Authorship Criteria

Last change 1/1/2025

Authorship Criteria

Authorship confers credit and has important academic, social, financial implications as well as accountability for published work. It is the moral obligation of an editorial board to ensure that individuals making significant contribution to a paper are given credit for it but also to ensure that the authors understand their role in taking responsibility for their publication.

Pakistan Armed Forces Medical Journal follows the International Committee of Medical Journal Editors (ICMJE) guidelines which recommends that authorship be based on the following four criteria:

  • Substantial contributions to the conception or design of the work; or the acquisition, analysis, or interpretation of data for the work; AND
  • Drafting the work or revising it critically for important intellectual content; AND
  • Final approval of the version to be published; AND
  • Agreement to be accountable for all aspects of the work in ensuring that questions related to the accuracy or integrity of any part of the work are appropriately investigated and resolved.

All those designated as authors should meet all four criteria for authorship, and all who meet the four criteria should be identified as authors. Those who do not meet all four criteria but have made substantive contribution in the research should be acknowledged in the acknowledgment section of the article.

We accept publications/articles from both National and International Authors.

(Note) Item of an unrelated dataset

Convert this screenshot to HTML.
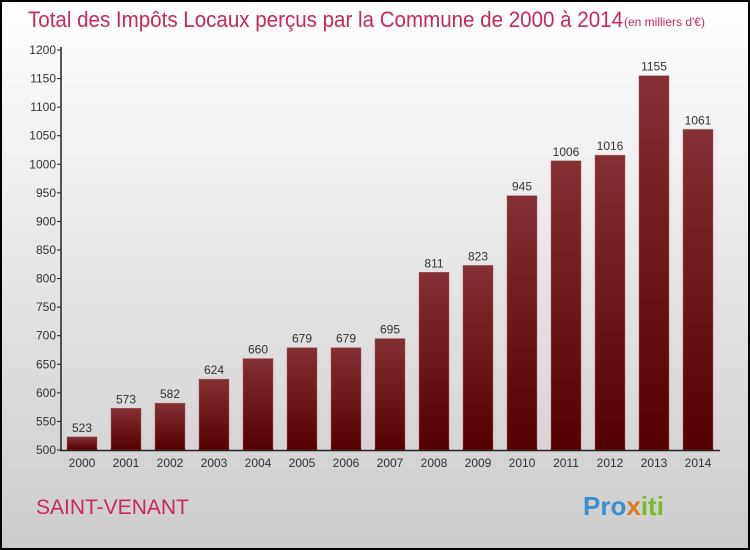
<!DOCTYPE html>
<html><head><meta charset="utf-8"><style>
body{margin:0;}
svg{display:block;font-family:"Liberation Sans",sans-serif;}
</style></head><body>
<svg id="chart" width="750" height="550" viewBox="0 0 750 550">
<defs>
<linearGradient id="bg" x1="0" y1="0" x2="0" y2="1"><stop offset="0" stop-color="#ffffff"/><stop offset="1" stop-color="#cccccc"/></linearGradient>
<linearGradient id="bar" x1="0" y1="0" x2="0" y2="1"><stop offset="0" stop-color="#843034"/><stop offset="1" stop-color="#540000"/></linearGradient>
</defs>
<rect x="1" y="1" width="748" height="548" fill="url(#bg)" stroke="#000" stroke-width="2"/>
<text x="28" y="27" font-size="22" fill="#c8285a" textLength="595" lengthAdjust="spacingAndGlyphs">Total des Impôts Locaux perçus par la Commune de 2000 à 2014</text>
<text x="624" y="26" font-size="12" fill="#c8285a">(en milliers d'€)</text>
<g id="yaxis"></g>
<g id="bars"></g>
<line x1="61" y1="47" x2="61" y2="451" stroke="#222" stroke-width="1.5"/>
<line x1="60" y1="450.5" x2="720" y2="450.5" stroke="#222" stroke-width="1.5"/>
<text x="36" y="514" font-size="21" fill="#c8285a">SAINT-VENANT</text>
<text x="583" y="515" font-size="26" font-weight="bold"><tspan fill="#3a8fd0">Pro</tspan><tspan fill="#e07a1a">x</tspan><tspan fill="#7ab830">iti</tspan></text>
</svg>
<script>
const categories=["2000","2001","2002","2003","2004","2005","2006","2007","2008","2009","2010","2011","2012","2013","2014"];
const values=[523,573,582,624,660,679,679,695,811,823,945,1006,1016,1155,1061];
const yTicks=[500,550,600,650,700,750,800,850,900,950,1000,1050,1100,1150,1200];
const NS="http://www.w3.org/2000/svg";
function y(v){return 450-(v-500)*400/700;}
function x(i){return 82+i*44;}
function mk(t,a,p,txt){const e=document.createElementNS(NS,t);for(const k in a)e.setAttribute(k,a[k]);if(txt!==undefined)e.textContent=txt;p.appendChild(e);return e;}
const ya=document.getElementById('yaxis');
yTicks.forEach(t=>{
 const l=mk('line',{x1:57,x2:61,y1:y(t),y2:y(t),stroke:'#222'},ya);
 
 
 const tx=mk('text',{x:56,y:y(t)+4,'font-size':12,'text-anchor':'end',fill:'#333'},ya,t);
 
 
});
const bg=document.getElementById('bars');
values.forEach((v,i)=>{
 const r=mk('rect',{x:x(i)-15,y:y(v),width:30,height:450-y(v),fill:'url(#bar)',stroke:'#a06066','stroke-width':0.5},bg);
 
 
 const t=mk('text',{x:x(i),y:y(v)-5,'font-size':12,'text-anchor':'middle',fill:'#333'},bg,v);
 
 
 const c=mk('text',{x:x(i),y:467,'font-size':12,'text-anchor':'middle',fill:'#333'},bg,categories[i]);
 
 
});
</script>
</body></html>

It is important to note that:

  • Funding agencies, data collectors and biostatisticians, do not justify authorship.
  • Once authorship certificate is submitted, no further change will be allowed in the sequence and/or addition of new authors.

Authors’ Contributions

An author contributorship statement defining each author’s contribution to the article should be provided. This must be done in two forms: one by filling out the authors’ certificate (can be downloaded from the PAFMJ website link

For review articles, where individual statements are less applicable, a statement should be included that clarifies who was responsible for the ideation, who performed the literature search and/or data analysis, and who drafted and revised the work.

Deceased Authors

Deceased authors would be included with a death dagger (†) next to the author's name and a footnote stating that the author is deceased along with the date of death.